Haïti : une part importante de la population de Port-au-Prince n’a plus accès aux soins vitaux

Port-au-Prince, la capitale haïtienne, s’enfonce dans une crise de plus en plus profonde, en raison des affrontements violents entre groupes armés et forces de police. Médecins Sans Frontières (MSF) témoigne de l'augmentation du nombre de victimes civiles arrivant dans ses structures et de la diminution alarmante de l’offre de soins dans la capitale.
60 à 80 % des structures de santé de Port-au-Prince sont fermées ou hors service en raison de l’insécurité et de la violence généralisées dans la ville. Or dans le même temps près de deux Haïtiens sur cinq ont besoin de soins médicaux urgents.
Entre janvier et juin 2025, les équipes MSF ont pris en charge 2 600 survivants et survivantes de violences sexuelles, admis 13 300 patients aux urgences et soigné près de 2 300 victimes de violence. Ces violences touchent de plus en plus les enfants. 26 % de ces victimes de violence sont des mineurs, majoritairement âgés de moins de 15 ans, contre 11% en 2024. Parmi ces victimes mineures, un tiers étaient des filles et 30% présentaient des blessures par balle.
« Ces chiffres reflètent l’évolution alarmante de la situation en Haïti, où les civils, y compris des femmes et des enfants, sont chaque jour exposés au danger », déclare Mumuza Muhindo Musubaho, Chef de mission MSF en Haïti.
Cette guerre de territoire place la population au milieu des lignes de front, prise au piège entre la menace des drones explosifs et le déchainement de violence des groupes armés.
Le 20 septembre 2025, 17 blessés ont été pris en charge au sein de l’hôpital MSF de Drouillard, à la suite d’une attaque par drone menée le même jour dans le quartier de Cité Soleil. La majorité de ces blessés (10) étaient des femmes, dont une est décédée lors de son transfert vers l’hôpital traumatologique de MSF à Tabarre. Trois enfants n’ont malheureusement pas survécu à leurs blessures et trois hommes sont morts. Deux femmes sont également décédées à la maternité voisine d’Isaïe Jeanty, où MSF intervient.
Les groupes armés pillent et brûlent les maisons, détruisent des quartiers, terrorisent les communautés et utilisent de plus en plus la violence sexuelle comme arme de contrôle, de punition et d'extorsion. La population est terrorisée et a peu d’option pour accéder à des soins de santé.

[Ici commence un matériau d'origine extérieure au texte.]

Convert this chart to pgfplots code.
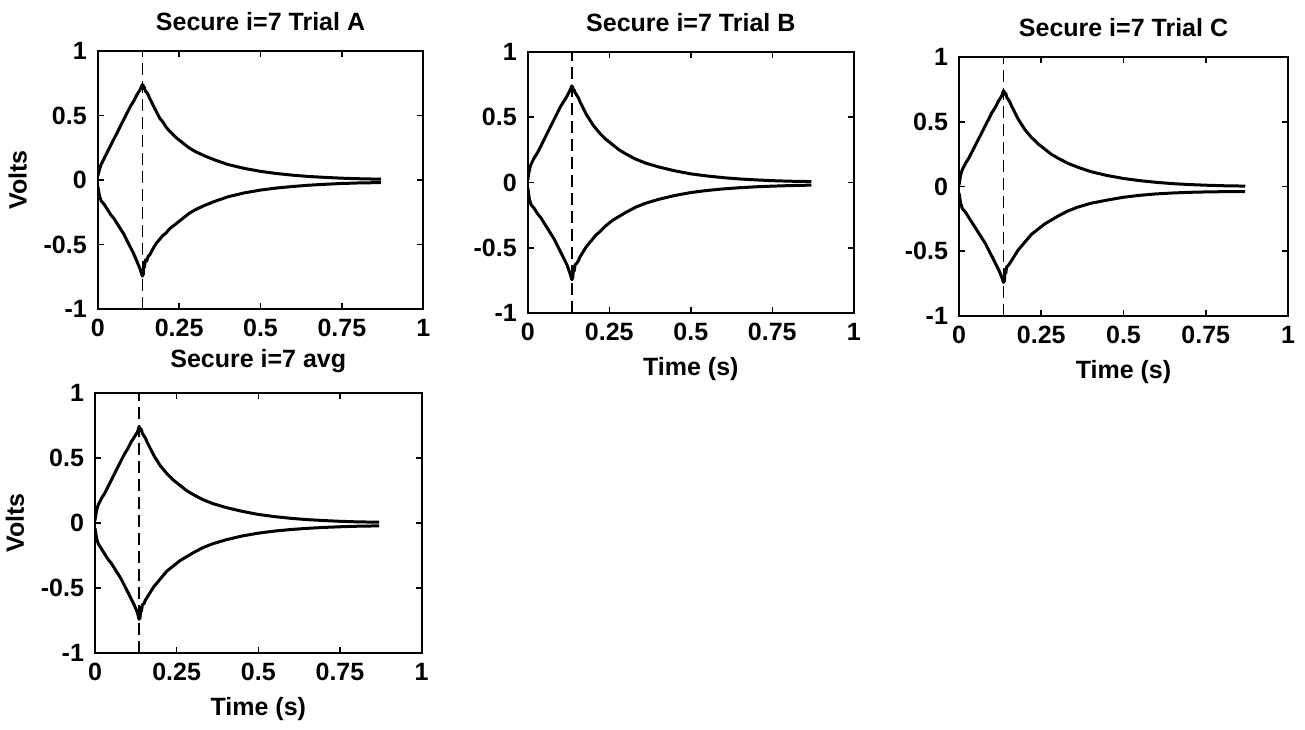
\documentclass[border=0pt]{standalone}
\usepackage{fontspec}
\setmainfont{Liberation Sans}
\usepackage{pgfplots}
\usepackage{pgfplotstable}
\pgfplotsset{compat=1.18}

\pgfplotstableread{
x up lo
0 0.03 -0.05
0.005 0.08 -0.12
0.01 0.12 -0.16
0.02 0.17 -0.19
0.03 0.22 -0.23
0.04 0.27 -0.27
0.05 0.32 -0.30
0.06 0.37 -0.34
0.07 0.42 -0.38
0.08 0.47 -0.42
0.09 0.52 -0.47
0.10 0.57 -0.52
0.11 0.61 -0.57
0.12 0.66 -0.63
0.13 0.70 -0.69
0.137 0.74 -0.745
0.140 0.73 -0.73
0.141 0.71 -0.64
0.143 0.72 -0.68
0.146 0.69 -0.62
0.150 0.68 -0.63
0.155 0.66 -0.59
0.16 0.63 -0.58
0.17 0.58 -0.53
0.18 0.53 -0.49
0.19 0.48 -0.46
0.20 0.45 -0.43
0.21 0.41 -0.41
0.22 0.38 -0.38
0.24 0.33 -0.34
0.26 0.29 -0.30
0.28 0.25 -0.26
0.30 0.22 -0.23
0.33 0.185 -0.195
0.36 0.155 -0.165
0.40 0.12 -0.13
0.45 0.09 -0.10
0.50 0.067 -0.078
0.55 0.05 -0.062
0.60 0.037 -0.05
0.65 0.027 -0.04
0.70 0.02 -0.033
0.75 0.014 -0.027
0.80 0.01 -0.023
0.87 0.006 -0.02
}\dataA

\pgfplotstableread{
x up lo
0 0.02 -0.04
0.005 0.10 -0.13
0.01 0.14 -0.17
0.02 0.19 -0.20
0.03 0.23 -0.24
0.04 0.28 -0.27
0.05 0.33 -0.31
0.06 0.38 -0.35
0.07 0.43 -0.39
0.08 0.48 -0.43
0.09 0.53 -0.48
0.10 0.58 -0.53
0.11 0.62 -0.58
0.12 0.66 -0.63
0.13 0.71 -0.70
0.135 0.74 -0.745
0.138 0.73 -0.73
0.140 0.70 -0.65
0.142 0.71 -0.68
0.145 0.69 -0.63
0.150 0.67 -0.62
0.155 0.65 -0.60
0.16 0.62 -0.57
0.17 0.57 -0.53
0.18 0.52 -0.49
0.19 0.48 -0.46
0.20 0.44 -0.43
0.21 0.41 -0.40
0.22 0.38 -0.38
0.24 0.33 -0.33
0.26 0.29 -0.29
0.28 0.25 -0.26
0.30 0.22 -0.23
0.33 0.18 -0.19
0.36 0.15 -0.16
0.40 0.12 -0.13
0.45 0.09 -0.10
0.50 0.066 -0.077
0.55 0.05 -0.061
0.60 0.037 -0.049
0.65 0.027 -0.04
0.70 0.02 -0.033
0.75 0.014 -0.028
0.80 0.01 -0.024
0.87 0.007 -0.02
}\dataB

\pgfplotstableread{
x up lo
0 0.01 -0.05
0.005 0.09 -0.13
0.01 0.13 -0.17
0.02 0.18 -0.20
0.03 0.22 -0.24
0.04 0.27 -0.28
0.05 0.32 -0.32
0.06 0.37 -0.36
0.07 0.42 -0.40
0.08 0.47 -0.44
0.09 0.52 -0.49
0.10 0.57 -0.54
0.11 0.61 -0.59
0.12 0.66 -0.64
0.13 0.70 -0.70
0.135 0.74 -0.74
0.138 0.73 -0.73
0.140 0.71 -0.64
0.142 0.72 -0.67
0.145 0.69 -0.62
0.150 0.67 -0.61
0.155 0.65 -0.59
0.16 0.62 -0.57
0.17 0.57 -0.53
0.18 0.52 -0.49
0.19 0.48 -0.46
0.20 0.44 -0.43
0.21 0.41 -0.40
0.22 0.38 -0.37
0.24 0.33 -0.33
0.26 0.29 -0.29
0.28 0.25 -0.26
0.30 0.22 -0.23
0.33 0.18 -0.19
0.36 0.15 -0.16
0.40 0.115 -0.13
0.45 0.085 -0.105
0.50 0.062 -0.083
0.55 0.045 -0.068
0.60 0.032 -0.057
0.65 0.022 -0.05
0.70 0.015 -0.045
0.75 0.01 -0.042
0.80 0.006 -0.04
0.87 0.003 -0.04
}\dataC

\pgfplotstableread{
x up lo
0 0.02 -0.04
0.005 0.10 -0.12
0.01 0.14 -0.16
0.02 0.19 -0.20
0.03 0.23 -0.24
0.04 0.28 -0.28
0.05 0.33 -0.31
0.06 0.38 -0.35
0.07 0.43 -0.39
0.08 0.48 -0.43
0.09 0.53 -0.48
0.10 0.57 -0.53
0.11 0.62 -0.58
0.12 0.66 -0.63
0.13 0.70 -0.69
0.135 0.74 -0.74
0.138 0.73 -0.73
0.140 0.71 -0.65
0.142 0.72 -0.68
0.145 0.69 -0.63
0.150 0.67 -0.62
0.155 0.65 -0.59
0.16 0.62 -0.57
0.17 0.57 -0.53
0.18 0.52 -0.49
0.19 0.48 -0.46
0.20 0.44 -0.43
0.21 0.41 -0.40
0.22 0.38 -0.37
0.24 0.33 -0.33
0.26 0.29 -0.29
0.28 0.25 -0.26
0.30 0.22 -0.23
0.33 0.18 -0.19
0.36 0.15 -0.16
0.40 0.12 -0.13
0.45 0.09 -0.10
0.50 0.066 -0.078
0.55 0.049 -0.062
0.60 0.036 -0.05
0.65 0.026 -0.041
0.70 0.019 -0.034
0.75 0.013 -0.029
0.80 0.009 -0.025
0.87 0.006 -0.022
}\dataD

\pgfplotsset{
  mypanel/.style={
    scale only axis,
    anchor=south west,
    xmin=0, xmax=1, ymin=-1, ymax=1,
    xtick={0,0.25,0.5,0.75,1},
    ytick={-1,-0.5,0,0.5,1},
    xticklabels={0,0.25,0.5,0.75,1},
    yticklabels={-1,-0.5,0,0.5,1},
    tick align=inside,
    xtick pos=both, ytick pos=both,
    major tick length=3pt,
    axis line style={line width=1pt},
    every tick/.style={line width=0.8pt, black},
    font=\bfseries\fontsize{12.5}{14}\selectfont,
    tick label style={font=\bfseries\fontsize{12.5}{14}\selectfont},
    label style={font=\bfseries\fontsize{12.5}{14}\selectfont},
    title style={font=\bfseries\fontsize{12.5}{14}\selectfont, yshift=0.5pt},
    xticklabel style={yshift=-1.5pt},
    yticklabel style={xshift=-2pt},
    ylabel style={yshift=1.5pt},
    xlabel style={yshift=-1.5pt},
    clip=true,
  },
  curve/.style={black, line width=1.5pt, line join=round},
  vline/.style={black, line width=0.7pt, dash pattern=on 6pt off 3pt},
}

\begin{document}
\begin{tikzpicture}
\useasboundingbox (0,0) rectangle (652.5pt,364.5pt);
\begin{axis}[mypanel, at={(48.9pt,210pt)}, width=162.7pt, height=129pt,
  title={Secure i=7 Trial A}, ylabel={Volts}]
\addplot[vline] coordinates {(0.138,-1) (0.138,1)};
\addplot[curve] table[x=x,y=up] {\dataA};
\addplot[curve] table[x=x,y=lo] {\dataA};
\end{axis}
\begin{axis}[mypanel, at={(263.9pt,208pt)}, width=163pt, height=130.5pt,
  title={Secure i=7 Trial B}, xlabel={Time (s)}]
\addplot[vline] coordinates {(0.135,-1) (0.135,1)};
\addplot[curve] table[x=x,y=up] {\dataB};
\addplot[curve] table[x=x,y=lo] {\dataB};
\end{axis}
\begin{axis}[mypanel, at={(479.5pt,206.5pt)}, width=164.5pt, height=129.5pt,
  title={Secure i=7 Trial C}, xlabel={Time (s)}]
\addplot[vline] coordinates {(0.135,-1) (0.135,1)};
\addplot[curve] table[x=x,y=up] {\dataC};
\addplot[curve] table[x=x,y=lo] {\dataC};
\end{axis}
\begin{axis}[mypanel, at={(47.5pt,38pt)}, width=163.3pt, height=130pt,
  title={Secure i=7 avg}, xlabel={Time (s)}, ylabel={Volts}]
\addplot[vline] coordinates {(0.135,-1) (0.135,1)};
\addplot[curve] table[x=x,y=up] {\dataD};
\addplot[curve] table[x=x,y=lo] {\dataD};
\end{axis}
\end{tikzpicture}
\end{document}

Environ 18 % des patients suivis par les équipes MSF dans les quartiers sous contrôle de groupes armés, déclarent ne pas emprunter les transports publics pour se rendre dans des structures de soins situées en dehors de ces zones par crainte d’être pris pour cible. De plus, de nombreux établissements hospitaliers ont fermé en raison d’attaques armées, de pillages, d’exode du personnel médical, ou encore de difficultés d’approvisionnement en médicaments.
Entre la réduction des mouvements des habitants et le peu de structures disponibles, une part importante de la population de Port-au Prince n’a plus accès des services vitaux.
Cette situation exerce une pression extrême sur les structures encore opérationnelles. C’est le cas pour l’hôpital traumatologique MSF de Tabarre qui a augmenté sa capacité d’accueil de 50 % et dont 26 % des cas pris en charge aux urgences traumatologiques sont dus à la violence. L'hôpital universitaire de la Paix demeure le seul grand établissement public encore actif dans la capitale il est lui aussi régulièrement saturé.
« Ce contexte nourrit chez les Haïtiens un profond sentiment d’abandon. Et, il faut le dire, la terrible diminution d’offre de soins engendre également chez les quelques acteurs humanitaires et médicaux présents, l’impression d’être dépassés par des besoins toujours plus importants », conclut Mumuza Muhindo Musubaho.
Malgré les conditions extrêmement précaires et insécures à Port-au-Prince, MSF reste pleinement engagée auprès de la population haïtienne et collabore étroitement avec le ministère de la Santé et de la Population. Il est impératif que les civils, les soignants et les structures de santé soient protégés.